(Source code of charts)
— BEGIN —

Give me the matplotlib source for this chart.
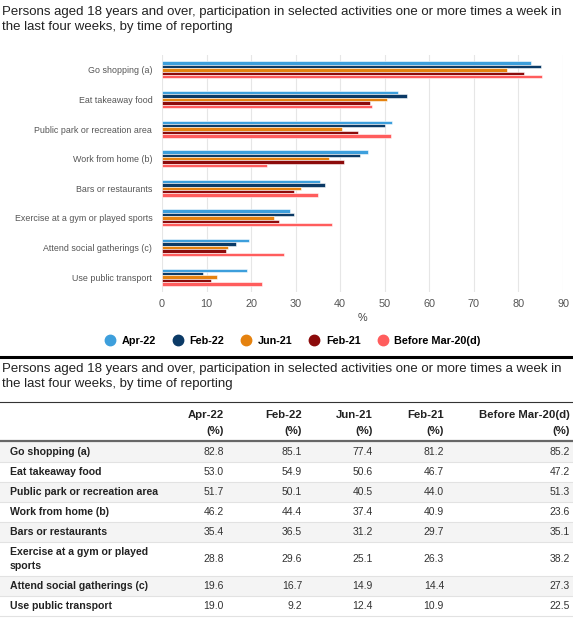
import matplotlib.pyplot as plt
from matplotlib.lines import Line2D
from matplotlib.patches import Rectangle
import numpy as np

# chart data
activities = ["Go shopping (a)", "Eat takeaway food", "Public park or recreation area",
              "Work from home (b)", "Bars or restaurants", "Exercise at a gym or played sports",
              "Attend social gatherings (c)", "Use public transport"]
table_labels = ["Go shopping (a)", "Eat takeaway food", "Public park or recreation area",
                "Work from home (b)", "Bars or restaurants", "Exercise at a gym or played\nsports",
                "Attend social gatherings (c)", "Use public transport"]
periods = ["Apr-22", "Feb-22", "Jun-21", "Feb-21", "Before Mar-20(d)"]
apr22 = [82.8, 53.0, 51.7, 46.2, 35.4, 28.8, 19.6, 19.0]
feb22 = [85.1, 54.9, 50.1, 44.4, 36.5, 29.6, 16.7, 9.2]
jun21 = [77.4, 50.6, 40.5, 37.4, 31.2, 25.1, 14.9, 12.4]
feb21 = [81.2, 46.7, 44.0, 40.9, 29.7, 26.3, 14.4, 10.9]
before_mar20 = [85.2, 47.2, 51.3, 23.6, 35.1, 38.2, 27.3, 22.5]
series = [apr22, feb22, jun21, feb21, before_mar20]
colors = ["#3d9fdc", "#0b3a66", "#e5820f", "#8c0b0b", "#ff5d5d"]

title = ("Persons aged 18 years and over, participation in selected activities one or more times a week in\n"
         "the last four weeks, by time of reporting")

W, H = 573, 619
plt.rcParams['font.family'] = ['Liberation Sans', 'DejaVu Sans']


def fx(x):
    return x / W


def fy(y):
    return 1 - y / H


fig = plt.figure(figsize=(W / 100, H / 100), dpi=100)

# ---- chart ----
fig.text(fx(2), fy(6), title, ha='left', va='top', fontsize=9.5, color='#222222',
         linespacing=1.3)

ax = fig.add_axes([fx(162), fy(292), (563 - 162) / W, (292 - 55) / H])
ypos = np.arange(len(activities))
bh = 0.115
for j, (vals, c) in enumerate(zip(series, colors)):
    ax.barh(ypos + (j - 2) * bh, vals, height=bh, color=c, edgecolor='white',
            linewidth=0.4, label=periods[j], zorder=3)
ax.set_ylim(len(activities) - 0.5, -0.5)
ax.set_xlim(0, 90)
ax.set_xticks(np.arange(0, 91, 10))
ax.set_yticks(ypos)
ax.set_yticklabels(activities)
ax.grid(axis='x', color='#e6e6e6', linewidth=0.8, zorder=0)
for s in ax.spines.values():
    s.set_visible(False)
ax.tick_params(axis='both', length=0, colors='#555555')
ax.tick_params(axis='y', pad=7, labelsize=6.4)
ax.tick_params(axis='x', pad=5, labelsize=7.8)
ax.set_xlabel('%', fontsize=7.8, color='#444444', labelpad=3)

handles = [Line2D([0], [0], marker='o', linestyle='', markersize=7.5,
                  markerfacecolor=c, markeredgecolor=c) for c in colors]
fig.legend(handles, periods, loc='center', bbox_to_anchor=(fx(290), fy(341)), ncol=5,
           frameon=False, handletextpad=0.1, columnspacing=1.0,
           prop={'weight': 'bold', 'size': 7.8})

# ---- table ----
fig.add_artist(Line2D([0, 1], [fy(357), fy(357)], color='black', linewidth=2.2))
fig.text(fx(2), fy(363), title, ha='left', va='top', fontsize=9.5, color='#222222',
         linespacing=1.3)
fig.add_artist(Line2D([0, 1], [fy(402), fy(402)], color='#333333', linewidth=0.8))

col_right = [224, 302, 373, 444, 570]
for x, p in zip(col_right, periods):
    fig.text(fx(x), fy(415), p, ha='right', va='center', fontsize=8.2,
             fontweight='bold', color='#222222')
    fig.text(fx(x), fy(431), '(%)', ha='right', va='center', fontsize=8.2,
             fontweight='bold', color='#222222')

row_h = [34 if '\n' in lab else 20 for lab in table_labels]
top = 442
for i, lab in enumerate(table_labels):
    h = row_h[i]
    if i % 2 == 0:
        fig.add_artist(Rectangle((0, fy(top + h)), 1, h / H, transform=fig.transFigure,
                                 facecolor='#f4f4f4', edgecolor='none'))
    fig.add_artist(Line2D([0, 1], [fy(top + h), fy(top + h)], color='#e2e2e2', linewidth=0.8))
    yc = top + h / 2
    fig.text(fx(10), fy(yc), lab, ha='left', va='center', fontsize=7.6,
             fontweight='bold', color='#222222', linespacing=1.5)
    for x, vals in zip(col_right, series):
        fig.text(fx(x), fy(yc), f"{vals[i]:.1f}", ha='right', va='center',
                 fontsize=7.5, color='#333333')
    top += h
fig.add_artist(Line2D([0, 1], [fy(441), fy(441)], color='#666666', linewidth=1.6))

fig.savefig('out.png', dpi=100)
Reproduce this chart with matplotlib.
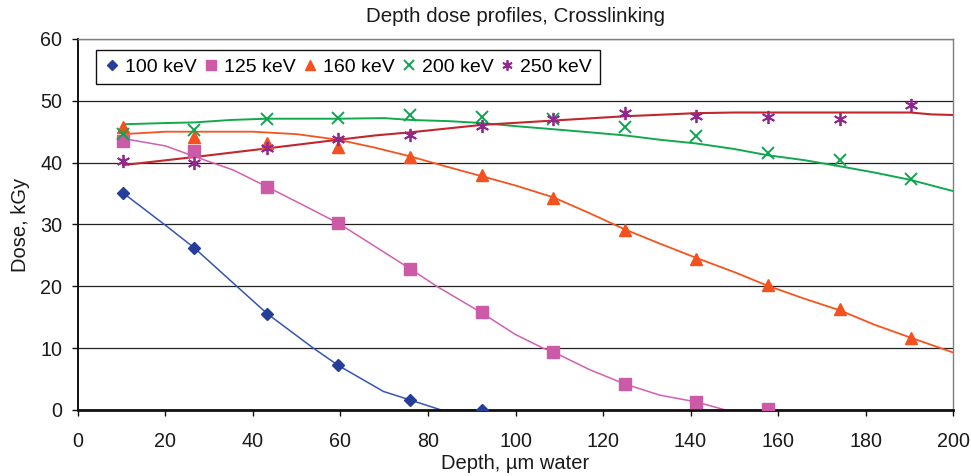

— END —

Give back every line exactly as it stands, pictures excluded.

Answer to this exercise:
Give me the matplotlib source for this chart.
import matplotlib.pyplot as plt
from matplotlib.lines import Line2D
from matplotlib.patches import Rectangle
import numpy as np

# chart data
activities = ["Go shopping (a)", "Eat takeaway food", "Public park or recreation area",
              "Work from home (b)", "Bars or restaurants", "Exercise at a gym or played sports",
              "Attend social gatherings (c)", "Use public transport"]
table_labels = ["Go shopping (a)", "Eat takeaway food", "Public park or recreation area",
                "Work from home (b)", "Bars or restaurants", "Exercise at a gym or played\nsports",
                "Attend social gatherings (c)", "Use public transport"]
periods = ["Apr-22", "Feb-22", "Jun-21", "Feb-21", "Before Mar-20(d)"]
apr22 = [82.8, 53.0, 51.7, 46.2, 35.4, 28.8, 19.6, 19.0]
feb22 = [85.1, 54.9, 50.1, 44.4, 36.5, 29.6, 16.7, 9.2]
jun21 = [77.4, 50.6, 40.5, 37.4, 31.2, 25.1, 14.9, 12.4]
feb21 = [81.2, 46.7, 44.0, 40.9, 29.7, 26.3, 14.4, 10.9]
before_mar20 = [85.2, 47.2, 51.3, 23.6, 35.1, 38.2, 27.3, 22.5]
series = [apr22, feb22, jun21, feb21, before_mar20]
colors = ["#3d9fdc", "#0b3a66", "#e5820f", "#8c0b0b", "#ff5d5d"]

title = ("Persons aged 18 years and over, participation in selected activities one or more times a week in\n"
         "the last four weeks, by time of reporting")

W, H = 573, 619
plt.rcParams['font.family'] = ['Liberation Sans', 'DejaVu Sans']


def fx(x):
    return x / W


def fy(y):
    return 1 - y / H


fig = plt.figure(figsize=(W / 100, H / 100), dpi=100)

# ---- chart ----
fig.text(fx(2), fy(6), title, ha='left', va='top', fontsize=9.5, color='#222222',
         linespacing=1.3)

ax = fig.add_axes([fx(162), fy(292), (563 - 162) / W, (292 - 55) / H])
ypos = np.arange(len(activities))
bh = 0.115
for j, (vals, c) in enumerate(zip(series, colors)):
    ax.barh(ypos + (j - 2) * bh, vals, height=bh, color=c, edgecolor='white',
            linewidth=0.4, label=periods[j], zorder=3)
ax.set_ylim(len(activities) - 0.5, -0.5)
ax.set_xlim(0, 90)
ax.set_xticks(np.arange(0, 91, 10))
ax.set_yticks(ypos)
ax.set_yticklabels(activities)
ax.grid(axis='x', color='#e6e6e6', linewidth=0.8, zorder=0)
for s in ax.spines.values():
    s.set_visible(False)
ax.tick_params(axis='both', length=0, colors='#555555')
ax.tick_params(axis='y', pad=7, labelsize=6.4)
ax.tick_params(axis='x', pad=5, labelsize=7.8)
ax.set_xlabel('%', fontsize=7.8, color='#444444', labelpad=3)

handles = [Line2D([0], [0], marker='o', linestyle='', markersize=7.5,
                  markerfacecolor=c, markeredgecolor=c) for c in colors]
fig.legend(handles, periods, loc='center', bbox_to_anchor=(fx(290), fy(341)), ncol=5,
           frameon=False, handletextpad=0.1, columnspacing=1.0,
           prop={'weight': 'bold', 'size': 7.8})

# ---- table ----
fig.add_artist(Line2D([0, 1], [fy(357), fy(357)], color='black', linewidth=2.2))
fig.text(fx(2), fy(363), title, ha='left', va='top', fontsize=9.5, color='#222222',
         linespacing=1.3)
fig.add_artist(Line2D([0, 1], [fy(402), fy(402)], color='#333333', linewidth=0.8))

col_right = [224, 302, 373, 444, 570]
for x, p in zip(col_right, periods):
    fig.text(fx(x), fy(415), p, ha='right', va='center', fontsize=8.2,
             fontweight='bold', color='#222222')
    fig.text(fx(x), fy(431), '(%)', ha='right', va='center', fontsize=8.2,
             fontweight='bold', color='#222222')

row_h = [34 if '\n' in lab else 20 for lab in table_labels]
top = 442
for i, lab in enumerate(table_labels):
    h = row_h[i]
    if i % 2 == 0:
        fig.add_artist(Rectangle((0, fy(top + h)), 1, h / H, transform=fig.transFigure,
                                 facecolor='#f4f4f4', edgecolor='none'))
    fig.add_artist(Line2D([0, 1], [fy(top + h), fy(top + h)], color='#e2e2e2', linewidth=0.8))
    yc = top + h / 2
    fig.text(fx(10), fy(yc), lab, ha='left', va='center', fontsize=7.6,
             fontweight='bold', color='#222222', linespacing=1.5)
    for x, vals in zip(col_right, series):
        fig.text(fx(x), fy(yc), f"{vals[i]:.1f}", ha='right', va='center',
                 fontsize=7.5, color='#333333')
    top += h
fig.add_artist(Line2D([0, 1], [fy(441), fy(441)], color='#666666', linewidth=1.6))

fig.savefig('out.png', dpi=100)
Reproduce this chart with matplotlib.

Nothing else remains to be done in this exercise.